Much like I precook other vegetables as part of my weekly prep, I often cook a big batch of mushrooms, as well. They are delicious, versatile and are often a good stand in for meat when you’re feeling a little vegetarian or vegan.
I typically buy the organic brown cremini/baby bella variety, which are essentially the juvenile version of portobello mushrooms.
Keep in mind a lot of store bought mushrooms are cultivated in compost and you will often see this debris on whole mushrooms. I recommend a pastry brush, or a damp paper towel/cloth to wipe off any excess debris. Do not soak or wash your mushrooms, as they will absorb a lot of water in the process, diluting the flavor and causing a slimy rubbery texture. The goal is to be able to brown them on the outside but leaving them tender on the inside.
After mushrooms are cooked, you can store them in an air tight container and keep them refrigerated for 3-4 days or you can freeze them up to 3 months.

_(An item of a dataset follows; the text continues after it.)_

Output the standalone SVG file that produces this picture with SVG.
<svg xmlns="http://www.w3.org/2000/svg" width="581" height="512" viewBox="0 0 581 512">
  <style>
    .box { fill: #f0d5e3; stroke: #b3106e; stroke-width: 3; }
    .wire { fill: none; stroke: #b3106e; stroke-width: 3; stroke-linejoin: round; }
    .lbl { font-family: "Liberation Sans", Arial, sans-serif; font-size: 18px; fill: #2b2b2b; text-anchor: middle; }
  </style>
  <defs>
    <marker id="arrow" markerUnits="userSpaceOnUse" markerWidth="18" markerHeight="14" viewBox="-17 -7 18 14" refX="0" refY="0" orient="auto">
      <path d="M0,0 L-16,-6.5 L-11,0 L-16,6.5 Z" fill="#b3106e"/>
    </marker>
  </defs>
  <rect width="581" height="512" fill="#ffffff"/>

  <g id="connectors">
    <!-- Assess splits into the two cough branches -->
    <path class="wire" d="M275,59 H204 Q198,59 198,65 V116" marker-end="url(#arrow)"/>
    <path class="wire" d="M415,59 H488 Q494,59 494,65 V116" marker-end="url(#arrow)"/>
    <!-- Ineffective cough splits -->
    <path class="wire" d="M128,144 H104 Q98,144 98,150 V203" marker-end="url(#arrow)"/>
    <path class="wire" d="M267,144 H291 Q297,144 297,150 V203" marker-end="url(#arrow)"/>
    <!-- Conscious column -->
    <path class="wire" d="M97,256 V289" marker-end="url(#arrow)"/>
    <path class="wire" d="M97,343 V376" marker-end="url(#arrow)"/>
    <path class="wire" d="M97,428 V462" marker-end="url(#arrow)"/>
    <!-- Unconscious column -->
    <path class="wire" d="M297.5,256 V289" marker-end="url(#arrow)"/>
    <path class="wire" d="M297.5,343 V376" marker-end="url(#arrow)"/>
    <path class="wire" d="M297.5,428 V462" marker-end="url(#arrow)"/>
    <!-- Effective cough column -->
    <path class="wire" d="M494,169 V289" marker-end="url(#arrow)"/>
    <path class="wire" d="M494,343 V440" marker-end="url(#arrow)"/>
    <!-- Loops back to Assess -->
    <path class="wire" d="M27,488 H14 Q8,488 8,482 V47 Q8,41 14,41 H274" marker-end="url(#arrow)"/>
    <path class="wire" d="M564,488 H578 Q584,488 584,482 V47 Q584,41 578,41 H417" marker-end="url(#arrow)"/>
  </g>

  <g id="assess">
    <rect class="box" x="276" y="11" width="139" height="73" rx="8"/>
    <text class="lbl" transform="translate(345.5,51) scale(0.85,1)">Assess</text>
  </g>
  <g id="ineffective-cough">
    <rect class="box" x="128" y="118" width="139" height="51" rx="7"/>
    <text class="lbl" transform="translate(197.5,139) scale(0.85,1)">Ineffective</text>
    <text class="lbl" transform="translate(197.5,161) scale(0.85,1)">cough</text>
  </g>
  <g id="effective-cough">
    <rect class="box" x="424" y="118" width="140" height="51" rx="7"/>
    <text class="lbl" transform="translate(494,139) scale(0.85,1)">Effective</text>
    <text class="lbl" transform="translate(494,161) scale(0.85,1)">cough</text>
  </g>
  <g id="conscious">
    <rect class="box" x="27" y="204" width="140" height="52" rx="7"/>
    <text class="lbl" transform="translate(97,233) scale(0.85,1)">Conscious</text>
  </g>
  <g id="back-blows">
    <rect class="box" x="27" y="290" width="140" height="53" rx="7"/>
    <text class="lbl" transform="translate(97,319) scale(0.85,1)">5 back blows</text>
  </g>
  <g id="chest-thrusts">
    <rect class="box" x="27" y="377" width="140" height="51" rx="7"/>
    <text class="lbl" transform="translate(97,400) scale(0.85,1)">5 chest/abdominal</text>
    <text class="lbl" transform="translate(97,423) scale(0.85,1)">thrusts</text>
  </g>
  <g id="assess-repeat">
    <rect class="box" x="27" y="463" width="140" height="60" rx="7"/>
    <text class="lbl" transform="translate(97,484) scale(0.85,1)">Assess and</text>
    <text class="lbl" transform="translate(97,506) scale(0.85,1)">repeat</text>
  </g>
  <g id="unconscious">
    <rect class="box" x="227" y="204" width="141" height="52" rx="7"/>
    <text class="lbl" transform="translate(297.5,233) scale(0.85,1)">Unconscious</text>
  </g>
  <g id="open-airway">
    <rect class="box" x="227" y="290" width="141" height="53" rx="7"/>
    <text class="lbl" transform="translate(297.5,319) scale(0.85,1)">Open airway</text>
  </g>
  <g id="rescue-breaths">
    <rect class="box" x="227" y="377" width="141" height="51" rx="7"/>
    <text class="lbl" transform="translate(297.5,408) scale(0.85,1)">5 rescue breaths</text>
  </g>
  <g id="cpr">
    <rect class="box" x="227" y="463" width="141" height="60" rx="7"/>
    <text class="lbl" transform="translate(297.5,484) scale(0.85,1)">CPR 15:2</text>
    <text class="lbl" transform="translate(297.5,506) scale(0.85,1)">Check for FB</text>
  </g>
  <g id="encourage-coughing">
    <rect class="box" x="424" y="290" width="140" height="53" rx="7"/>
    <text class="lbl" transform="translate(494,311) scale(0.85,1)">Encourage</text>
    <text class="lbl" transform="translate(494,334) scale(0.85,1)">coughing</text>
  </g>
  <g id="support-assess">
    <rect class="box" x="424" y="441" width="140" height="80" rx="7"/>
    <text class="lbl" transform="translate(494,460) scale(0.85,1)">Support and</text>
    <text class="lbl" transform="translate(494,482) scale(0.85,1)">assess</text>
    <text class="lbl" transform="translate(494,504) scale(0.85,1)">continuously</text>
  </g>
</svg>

You can add these mushrooms to sauces, omelettes, pasta, risotto, or toppings for your favorite meats and burgers.
I just made a batch, so I’ll be posting some impromptu recipes real soon!
Ingredients
- 2 lbs. mushrooms (I prefer cremini/baby bella) sliced
- 1 tbs. butter
- 1 tbs. Extra Virgin olive oil
- 1 whole shallot finely chopped
- 2 garlic cloves minced
- 1 tsp. dried thyme
- salt/pepper to taste
Directions
- Remove stems from mushroom caps and slice mushrooms about 1/4 thick. You can save the stems for flavoring stocks or soups.
- Heat butter and olive oil in a large skillet/sauté pan.
- Add mushrooms, shallots and garlic to pan, stirring until mushrooms start to brown and release some of their juices.
- Add thyme and cook until most of the liquid has reduced and mushrooms are tender
- Serve immediately as a side dish or top your favorite meat or burgers.
- If you plan on reserving for other preparations, allow mushrooms to cool before refrigerating in an airtight container.